Even during Kennedy’s Camelot, it looked as if the US had fallen fast and hard from its World War II perch. What else could be said of a superpower that couldn’t oust a petty Third World dictator 90 miles off its coast?  

A decade later, the world witnessed what historian Paul Johnson calls “America’s suicide attempt” in Vietnam. After the war, the United States appeared to be in a geopolitical freefall. While Washington retracted and retreated, Moscow’s proxies descended across the Third World. Coming on the heels of Vietnam, détente itself was arguably an expression of American weakness. It’s no wonder that a 1976 survey unearthed by Leebaert reveals that Americans wanted “to be Number One once more.”  

Not long after Iran’s unchallenged takeover of the US Embassy in Tehran, Paul Kennedy was laying out in grim detail how the United States was tumbling inexorably toward an inevitable collapse. He explained how “the American share of world power has been declining relatively faster than Russia’s over the past few decades;” predicted that US defense outlays and commitments were unsustainable and were pushing the United States toward the same “imperial overstretch” that undid earlier powers; and concluded that America’s capacity to carry its postwar “burdens is obviously less than it was several decades ago.” 

Of course, it was the Soviet Union that soon collapsed under the weight of empire. 

Even in the 1990s, America’s footing was uncertain.

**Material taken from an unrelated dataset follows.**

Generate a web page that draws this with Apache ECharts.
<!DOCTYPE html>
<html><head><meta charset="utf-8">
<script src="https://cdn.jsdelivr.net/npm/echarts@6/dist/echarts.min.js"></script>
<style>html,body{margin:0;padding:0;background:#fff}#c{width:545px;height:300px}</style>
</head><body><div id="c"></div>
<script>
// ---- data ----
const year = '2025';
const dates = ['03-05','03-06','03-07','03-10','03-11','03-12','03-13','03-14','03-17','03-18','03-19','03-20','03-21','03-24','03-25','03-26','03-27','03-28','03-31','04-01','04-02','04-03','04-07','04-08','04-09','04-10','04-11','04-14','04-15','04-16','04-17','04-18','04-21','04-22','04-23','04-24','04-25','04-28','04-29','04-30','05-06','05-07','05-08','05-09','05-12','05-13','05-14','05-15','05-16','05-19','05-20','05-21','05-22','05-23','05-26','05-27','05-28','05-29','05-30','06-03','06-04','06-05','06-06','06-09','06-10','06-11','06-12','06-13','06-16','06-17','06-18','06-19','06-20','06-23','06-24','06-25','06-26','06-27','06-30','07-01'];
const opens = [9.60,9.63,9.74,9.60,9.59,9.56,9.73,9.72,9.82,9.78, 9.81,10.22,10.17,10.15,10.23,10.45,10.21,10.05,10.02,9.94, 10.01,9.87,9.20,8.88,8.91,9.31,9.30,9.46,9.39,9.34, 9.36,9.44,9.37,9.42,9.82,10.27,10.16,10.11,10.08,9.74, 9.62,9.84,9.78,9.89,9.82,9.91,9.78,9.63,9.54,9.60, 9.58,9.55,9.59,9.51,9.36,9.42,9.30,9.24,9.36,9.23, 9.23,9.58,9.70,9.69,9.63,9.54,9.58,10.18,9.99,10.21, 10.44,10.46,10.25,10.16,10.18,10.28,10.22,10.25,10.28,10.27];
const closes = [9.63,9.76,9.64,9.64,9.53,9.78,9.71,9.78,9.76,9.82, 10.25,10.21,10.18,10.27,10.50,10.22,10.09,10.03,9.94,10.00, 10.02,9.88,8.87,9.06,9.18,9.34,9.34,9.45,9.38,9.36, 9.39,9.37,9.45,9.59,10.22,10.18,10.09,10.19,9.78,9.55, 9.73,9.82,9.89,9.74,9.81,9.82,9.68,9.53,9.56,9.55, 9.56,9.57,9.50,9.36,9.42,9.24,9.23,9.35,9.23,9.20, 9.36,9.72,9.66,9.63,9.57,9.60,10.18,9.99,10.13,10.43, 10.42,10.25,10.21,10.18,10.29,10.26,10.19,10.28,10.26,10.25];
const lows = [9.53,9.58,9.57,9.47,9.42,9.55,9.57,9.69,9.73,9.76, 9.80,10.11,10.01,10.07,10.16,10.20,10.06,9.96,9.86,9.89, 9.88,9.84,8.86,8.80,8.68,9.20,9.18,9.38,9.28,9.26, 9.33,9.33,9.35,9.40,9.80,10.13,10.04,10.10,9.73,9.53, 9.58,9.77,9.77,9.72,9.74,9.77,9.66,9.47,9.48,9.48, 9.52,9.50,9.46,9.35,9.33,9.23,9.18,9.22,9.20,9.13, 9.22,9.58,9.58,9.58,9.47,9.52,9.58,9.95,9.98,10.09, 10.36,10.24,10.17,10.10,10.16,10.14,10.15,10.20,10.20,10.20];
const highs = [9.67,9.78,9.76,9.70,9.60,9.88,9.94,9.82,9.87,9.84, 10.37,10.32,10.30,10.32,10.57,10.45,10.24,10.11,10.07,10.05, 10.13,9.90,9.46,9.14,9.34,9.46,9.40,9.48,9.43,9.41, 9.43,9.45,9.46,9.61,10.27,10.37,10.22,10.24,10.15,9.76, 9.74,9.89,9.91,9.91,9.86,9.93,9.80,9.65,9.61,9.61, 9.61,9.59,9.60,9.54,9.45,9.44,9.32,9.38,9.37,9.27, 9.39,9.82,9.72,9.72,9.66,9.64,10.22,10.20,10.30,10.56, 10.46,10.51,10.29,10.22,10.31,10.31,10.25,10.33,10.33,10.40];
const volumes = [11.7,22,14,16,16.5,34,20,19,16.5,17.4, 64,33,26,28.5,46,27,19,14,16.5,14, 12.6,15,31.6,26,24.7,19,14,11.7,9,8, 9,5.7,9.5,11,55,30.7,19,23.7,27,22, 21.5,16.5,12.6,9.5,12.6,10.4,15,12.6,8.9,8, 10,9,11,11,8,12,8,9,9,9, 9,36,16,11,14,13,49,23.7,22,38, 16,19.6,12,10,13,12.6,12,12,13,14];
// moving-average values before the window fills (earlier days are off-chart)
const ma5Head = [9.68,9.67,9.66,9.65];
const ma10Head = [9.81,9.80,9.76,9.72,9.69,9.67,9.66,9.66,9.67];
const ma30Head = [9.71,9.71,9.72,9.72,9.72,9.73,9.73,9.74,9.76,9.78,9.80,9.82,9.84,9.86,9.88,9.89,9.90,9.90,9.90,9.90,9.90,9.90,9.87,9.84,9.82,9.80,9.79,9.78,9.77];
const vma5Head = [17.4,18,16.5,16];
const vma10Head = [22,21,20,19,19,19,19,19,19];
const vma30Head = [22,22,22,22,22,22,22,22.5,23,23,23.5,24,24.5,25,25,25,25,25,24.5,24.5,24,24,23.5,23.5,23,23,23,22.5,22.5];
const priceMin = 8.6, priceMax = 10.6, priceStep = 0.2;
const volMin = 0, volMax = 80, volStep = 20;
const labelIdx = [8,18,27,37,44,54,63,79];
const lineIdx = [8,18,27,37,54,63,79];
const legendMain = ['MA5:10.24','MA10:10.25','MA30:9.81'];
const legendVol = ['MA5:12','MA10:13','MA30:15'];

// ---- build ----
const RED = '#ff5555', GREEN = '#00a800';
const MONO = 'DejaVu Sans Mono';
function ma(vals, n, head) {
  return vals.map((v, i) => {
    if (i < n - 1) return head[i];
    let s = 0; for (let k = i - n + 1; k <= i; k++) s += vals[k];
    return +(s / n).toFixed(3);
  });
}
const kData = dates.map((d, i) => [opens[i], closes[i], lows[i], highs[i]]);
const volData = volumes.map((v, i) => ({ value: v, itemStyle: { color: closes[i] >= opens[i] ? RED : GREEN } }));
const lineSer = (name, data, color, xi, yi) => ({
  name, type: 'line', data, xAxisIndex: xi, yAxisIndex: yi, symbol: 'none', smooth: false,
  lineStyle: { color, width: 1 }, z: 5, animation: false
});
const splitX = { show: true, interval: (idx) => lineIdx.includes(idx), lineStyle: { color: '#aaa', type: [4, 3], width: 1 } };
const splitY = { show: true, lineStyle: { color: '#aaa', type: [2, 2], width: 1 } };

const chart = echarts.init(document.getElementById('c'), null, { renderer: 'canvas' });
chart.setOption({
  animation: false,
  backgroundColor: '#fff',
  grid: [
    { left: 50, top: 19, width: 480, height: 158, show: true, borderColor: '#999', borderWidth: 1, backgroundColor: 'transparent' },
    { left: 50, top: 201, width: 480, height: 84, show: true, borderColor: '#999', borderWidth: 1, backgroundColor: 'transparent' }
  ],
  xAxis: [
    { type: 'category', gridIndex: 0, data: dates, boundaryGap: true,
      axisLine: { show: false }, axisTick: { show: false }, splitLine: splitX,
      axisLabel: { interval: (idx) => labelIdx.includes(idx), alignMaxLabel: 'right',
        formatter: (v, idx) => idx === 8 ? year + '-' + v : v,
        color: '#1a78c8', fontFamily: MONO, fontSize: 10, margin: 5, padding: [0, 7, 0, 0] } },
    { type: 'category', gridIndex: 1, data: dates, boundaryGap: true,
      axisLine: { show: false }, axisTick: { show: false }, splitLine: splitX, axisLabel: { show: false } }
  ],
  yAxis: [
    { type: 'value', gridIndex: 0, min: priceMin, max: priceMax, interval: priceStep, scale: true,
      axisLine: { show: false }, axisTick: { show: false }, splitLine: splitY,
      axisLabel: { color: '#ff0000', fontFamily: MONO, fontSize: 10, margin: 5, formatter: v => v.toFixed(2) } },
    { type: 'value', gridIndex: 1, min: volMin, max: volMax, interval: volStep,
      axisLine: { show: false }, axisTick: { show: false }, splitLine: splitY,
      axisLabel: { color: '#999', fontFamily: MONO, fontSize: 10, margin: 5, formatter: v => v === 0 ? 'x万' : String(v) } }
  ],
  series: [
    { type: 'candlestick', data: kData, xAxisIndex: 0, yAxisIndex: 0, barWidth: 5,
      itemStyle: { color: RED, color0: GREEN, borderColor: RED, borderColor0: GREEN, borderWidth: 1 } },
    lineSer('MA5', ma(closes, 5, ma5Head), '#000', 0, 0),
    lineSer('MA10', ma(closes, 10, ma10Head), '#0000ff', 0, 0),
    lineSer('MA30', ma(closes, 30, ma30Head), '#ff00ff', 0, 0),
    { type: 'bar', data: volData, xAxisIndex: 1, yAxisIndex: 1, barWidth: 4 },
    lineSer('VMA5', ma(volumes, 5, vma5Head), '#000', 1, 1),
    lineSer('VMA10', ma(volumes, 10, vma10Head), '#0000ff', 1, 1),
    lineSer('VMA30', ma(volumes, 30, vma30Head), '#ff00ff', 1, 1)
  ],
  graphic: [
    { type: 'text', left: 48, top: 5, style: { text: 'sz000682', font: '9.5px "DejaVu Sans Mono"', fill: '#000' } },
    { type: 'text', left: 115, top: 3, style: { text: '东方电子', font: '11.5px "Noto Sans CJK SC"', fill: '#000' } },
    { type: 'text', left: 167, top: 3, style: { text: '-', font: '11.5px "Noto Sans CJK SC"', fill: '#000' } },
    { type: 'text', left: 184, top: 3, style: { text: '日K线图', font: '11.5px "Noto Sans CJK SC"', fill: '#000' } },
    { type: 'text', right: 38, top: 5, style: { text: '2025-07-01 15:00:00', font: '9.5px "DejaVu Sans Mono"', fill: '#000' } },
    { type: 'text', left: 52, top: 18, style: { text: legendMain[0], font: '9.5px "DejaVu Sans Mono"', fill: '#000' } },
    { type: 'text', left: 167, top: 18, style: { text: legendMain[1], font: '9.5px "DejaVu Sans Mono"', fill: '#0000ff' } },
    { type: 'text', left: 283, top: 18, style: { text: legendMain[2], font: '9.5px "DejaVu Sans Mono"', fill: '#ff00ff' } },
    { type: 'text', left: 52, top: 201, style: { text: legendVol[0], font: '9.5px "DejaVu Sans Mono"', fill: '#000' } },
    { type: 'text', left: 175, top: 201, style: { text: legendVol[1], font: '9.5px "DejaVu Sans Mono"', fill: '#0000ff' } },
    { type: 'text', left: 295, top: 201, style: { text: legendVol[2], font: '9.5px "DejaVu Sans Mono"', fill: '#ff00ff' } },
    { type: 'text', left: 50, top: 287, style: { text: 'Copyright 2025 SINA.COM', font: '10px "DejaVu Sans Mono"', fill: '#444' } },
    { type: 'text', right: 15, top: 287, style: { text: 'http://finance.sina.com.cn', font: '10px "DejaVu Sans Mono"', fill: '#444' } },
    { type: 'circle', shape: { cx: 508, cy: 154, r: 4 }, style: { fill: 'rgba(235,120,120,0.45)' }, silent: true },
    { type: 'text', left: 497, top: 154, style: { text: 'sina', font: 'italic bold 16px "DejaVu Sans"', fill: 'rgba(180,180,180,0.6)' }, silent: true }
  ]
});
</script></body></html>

For all its power, Washington was growing increasingly allergic to post-Cold War challenges.  

In Europe, two successive US administrations seemed helpless to stop the vivisection of Bosnia. In fact, as the Balkans hemorrhaged, French President Jacques Chirac concluded that “the position of leader of the free world is vacant.” (When the US finally intervened in the former Yugoslavia, it came four years too late for perhaps 200,000 Bosnians and Croats.)   

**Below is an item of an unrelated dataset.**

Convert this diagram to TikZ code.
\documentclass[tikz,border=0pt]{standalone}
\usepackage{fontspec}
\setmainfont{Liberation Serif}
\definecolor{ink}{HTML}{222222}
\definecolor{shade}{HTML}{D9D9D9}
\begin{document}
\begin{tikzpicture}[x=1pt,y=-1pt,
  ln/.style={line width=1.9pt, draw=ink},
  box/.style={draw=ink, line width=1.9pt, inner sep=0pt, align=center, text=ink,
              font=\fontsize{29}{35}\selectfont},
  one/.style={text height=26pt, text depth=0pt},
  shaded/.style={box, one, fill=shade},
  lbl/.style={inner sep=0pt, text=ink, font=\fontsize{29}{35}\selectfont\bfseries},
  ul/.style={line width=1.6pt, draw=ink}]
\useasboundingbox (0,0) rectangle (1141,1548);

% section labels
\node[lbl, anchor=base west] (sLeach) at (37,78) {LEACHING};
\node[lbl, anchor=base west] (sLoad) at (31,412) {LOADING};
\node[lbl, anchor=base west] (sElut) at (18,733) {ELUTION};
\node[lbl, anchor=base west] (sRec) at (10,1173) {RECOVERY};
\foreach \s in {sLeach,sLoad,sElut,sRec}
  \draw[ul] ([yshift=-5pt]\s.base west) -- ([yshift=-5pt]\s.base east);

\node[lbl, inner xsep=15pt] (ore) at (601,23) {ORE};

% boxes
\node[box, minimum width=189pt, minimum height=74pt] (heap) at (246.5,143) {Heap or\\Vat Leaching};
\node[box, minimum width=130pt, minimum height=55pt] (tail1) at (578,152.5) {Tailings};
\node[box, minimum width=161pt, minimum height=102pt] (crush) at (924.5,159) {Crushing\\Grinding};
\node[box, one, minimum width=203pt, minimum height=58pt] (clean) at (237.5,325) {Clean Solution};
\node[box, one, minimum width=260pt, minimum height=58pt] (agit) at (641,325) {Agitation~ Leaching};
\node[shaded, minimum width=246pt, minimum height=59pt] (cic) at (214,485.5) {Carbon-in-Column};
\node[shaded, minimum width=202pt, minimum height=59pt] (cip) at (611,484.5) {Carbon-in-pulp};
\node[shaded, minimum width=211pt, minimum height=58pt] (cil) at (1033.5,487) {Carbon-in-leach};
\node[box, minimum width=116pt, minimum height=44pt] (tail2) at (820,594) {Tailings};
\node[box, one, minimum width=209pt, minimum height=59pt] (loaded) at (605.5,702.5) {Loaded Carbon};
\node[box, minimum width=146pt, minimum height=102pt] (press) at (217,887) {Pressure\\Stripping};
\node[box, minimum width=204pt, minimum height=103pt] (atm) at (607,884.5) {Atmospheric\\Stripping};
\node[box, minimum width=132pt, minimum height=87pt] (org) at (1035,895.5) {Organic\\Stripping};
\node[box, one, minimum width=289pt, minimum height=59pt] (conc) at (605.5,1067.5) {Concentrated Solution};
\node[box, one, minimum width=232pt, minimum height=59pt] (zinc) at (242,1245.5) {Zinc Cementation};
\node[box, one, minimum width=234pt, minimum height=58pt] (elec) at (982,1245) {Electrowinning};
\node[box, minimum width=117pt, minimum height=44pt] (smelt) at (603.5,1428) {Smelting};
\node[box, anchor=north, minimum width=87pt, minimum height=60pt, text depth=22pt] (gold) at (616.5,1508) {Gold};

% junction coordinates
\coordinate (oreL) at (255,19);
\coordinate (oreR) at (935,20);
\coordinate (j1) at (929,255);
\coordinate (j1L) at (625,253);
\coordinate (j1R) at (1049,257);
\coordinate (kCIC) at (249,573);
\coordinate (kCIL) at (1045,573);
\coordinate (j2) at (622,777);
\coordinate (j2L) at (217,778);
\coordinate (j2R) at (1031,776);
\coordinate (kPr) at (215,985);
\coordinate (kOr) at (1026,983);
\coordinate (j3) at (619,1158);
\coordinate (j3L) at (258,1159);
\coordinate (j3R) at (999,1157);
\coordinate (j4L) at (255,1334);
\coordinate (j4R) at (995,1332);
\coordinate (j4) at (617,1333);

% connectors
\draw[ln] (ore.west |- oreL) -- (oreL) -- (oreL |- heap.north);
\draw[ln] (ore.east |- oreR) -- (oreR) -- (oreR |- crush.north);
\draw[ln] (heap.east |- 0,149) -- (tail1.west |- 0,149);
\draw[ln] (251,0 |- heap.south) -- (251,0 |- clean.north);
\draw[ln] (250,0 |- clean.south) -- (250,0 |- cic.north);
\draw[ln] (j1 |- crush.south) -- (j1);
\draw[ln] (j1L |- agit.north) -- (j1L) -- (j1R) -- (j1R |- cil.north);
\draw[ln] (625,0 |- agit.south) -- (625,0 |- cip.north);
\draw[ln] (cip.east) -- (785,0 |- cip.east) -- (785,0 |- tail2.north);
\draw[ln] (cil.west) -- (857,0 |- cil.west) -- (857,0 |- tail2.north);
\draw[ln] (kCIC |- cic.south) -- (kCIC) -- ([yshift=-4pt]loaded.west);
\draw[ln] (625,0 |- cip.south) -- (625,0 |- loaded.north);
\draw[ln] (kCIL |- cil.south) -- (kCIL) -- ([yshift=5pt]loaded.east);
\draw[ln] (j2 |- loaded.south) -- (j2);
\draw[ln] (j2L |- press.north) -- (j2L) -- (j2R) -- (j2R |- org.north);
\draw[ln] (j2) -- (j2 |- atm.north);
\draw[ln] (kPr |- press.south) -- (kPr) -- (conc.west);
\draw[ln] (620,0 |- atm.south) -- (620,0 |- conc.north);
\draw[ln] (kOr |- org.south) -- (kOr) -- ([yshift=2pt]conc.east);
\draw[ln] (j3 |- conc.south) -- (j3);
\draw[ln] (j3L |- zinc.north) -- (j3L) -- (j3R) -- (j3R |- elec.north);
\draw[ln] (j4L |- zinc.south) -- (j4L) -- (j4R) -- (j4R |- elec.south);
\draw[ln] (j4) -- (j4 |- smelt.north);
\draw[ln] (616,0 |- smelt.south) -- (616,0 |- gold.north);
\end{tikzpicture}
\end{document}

In Africa, disorganized clans were able to chase the mighty US military out of Somalia. The US then averted its gaze from Rwanda’s machete massacre. 

In Asia, North Korea crashed into the nuclear club; India and Pakistan shook the subcontinent with a spasm of nuclear tests; and China conducted a reckless foreign policy of gunboat diplomacy in the Taiwan Straits. 

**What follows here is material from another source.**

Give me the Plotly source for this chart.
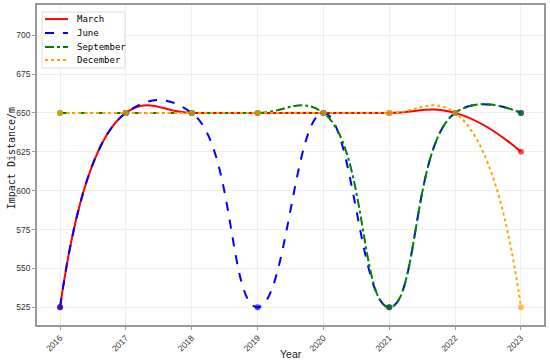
import plotly.graph_objects as go

years = [2016, 2017, 2018, 2019, 2020, 2021, 2022, 2023]
march = [525, 650, 650, 650, 650, 650, 650, 625]
june = [525, 650, 650, 525, 650, 525, 650, 650]
september = [650, 650, 650, 650, 650, 525, 650, 650]
december = [650, 650, 650, 650, 650, 650, 650, 525]

series = [
    ("March", march, "red", "solid"),
    ("June", june, "blue", "dash"),
    ("September", september, "green", "dashdot"),
    ("December", december, "orange", "dot"),
]

fig = go.Figure()
for name, vals, color, dash in series:
    fig.add_trace(go.Scatter(
        x=years, y=vals, name=name, mode="lines", showlegend=False,
        line=dict(color=color, width=2, dash=dash, shape="spline", smoothing=1.3),
    ))
for name, vals, color, dash in series:
    fig.add_trace(go.Scatter(
        x=years, y=vals, mode="markers", showlegend=False,
        marker=dict(color=color, size=6, opacity=0.7),
    ))

mono = "DejaVu Sans Mono"

# custom compact legend (paper coordinates)
shapes = [dict(type="rect", xref="paper", yref="paper", x0=0.0099, x1=0.1736,
               y0=0.803, y1=0.978, line=dict(color="#dddddd", width=1),
               fillcolor="rgba(255,255,255,0.9)", layer="above")]
annotations = []
row_y = [0.956, 0.9125, 0.869, 0.828]
for (name, vals, color, dash), ry in zip(series, row_y):
    shapes.append(dict(type="line", xref="paper", yref="paper", x0=0.0158, x1=0.0611,
                       y0=ry, y1=ry, line=dict(color=color, width=2, dash=dash), layer="above"))
    annotations.append(dict(text=name, xref="paper", yref="paper", x=0.075, y=ry,
                            xanchor="left", yanchor="middle", showarrow=False,
                            font=dict(family=mono, size=9, color="black")))

annotations.append(dict(text="Year", xref="paper", yref="paper", x=0.5, y=-0.09,
                        xanchor="center", yanchor="middle", showarrow=False,
                        font=dict(family="Liberation Sans", size=10.5, color="#222")))
annotations.append(dict(text="Impact Distance/m", xref="paper", yref="paper", x=-0.05, y=0.52,
                        xanchor="center", yanchor="middle", showarrow=False, textangle=-90,
                        font=dict(family=mono, size=10, color="#222")))

fig.update_layout(
    width=550, height=363,
    margin=dict(l=37, r=6, t=5, b=38),
    plot_bgcolor="white", paper_bgcolor="white",
    font=dict(family="Liberation Sans", size=8.5, color="#333"),
    showlegend=False,
    shapes=shapes, annotations=annotations,
    xaxis=dict(
        range=[2015.65, 2023.35], tickvals=years, ticktext=[str(y) for y in years],
        tickangle=-45, showgrid=True, gridcolor="#eeeeee", automargin=False,
        showline=True, linecolor="#999", linewidth=1.5, mirror=True,
        ticks="outside", ticklen=3, tickcolor="#999",
        zeroline=False,
    ),
    yaxis=dict(
        range=[513.6, 719.4], tickvals=[525, 550, 575, 600, 625, 650, 675, 700],
        showgrid=True, gridcolor="#eeeeee", automargin=False,
        showline=True, linecolor="#999", linewidth=1.5, mirror=True,
        ticks="outside", ticklen=3, tickcolor="#999",
        zeroline=False,
    ),
)

fig.write_html("out.html", config={"displayModeBar": False},
               post_script="document.body.style.margin='0';")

Even in America’s backyard, Washington dithered over how to remove a pip-squeak junta in Haiti. “Rarely,” as historian David Halberstam recalls, “had the United States looked so impotent.”  

In each instance, the US played the role of a spectator or prisoner to events.  

Yet by the end of the decade, French politicians had promoted the US from the ranks of superpower to “hyperpower.” By 2002, between the lightning wars of regime change in Afghanistan and Iraq, British scholar Timothy Garton Ash concluded that America had “too much power for anyone’s good, including its own.” When US forces knifed into Baghdad and decapitated Saddam Hussein’s regime in the span of three weeks, the consensus was that US power was in ascendance.  

But then, as liberation gave way to looting, and looting to “a long, hard slog,” the US was suddenly overstretched and in decline—right back where it supposedly was in the late ‘40s and early ‘50s, early ‘60s and late ‘70s, mid-‘80s and mid-‘90s.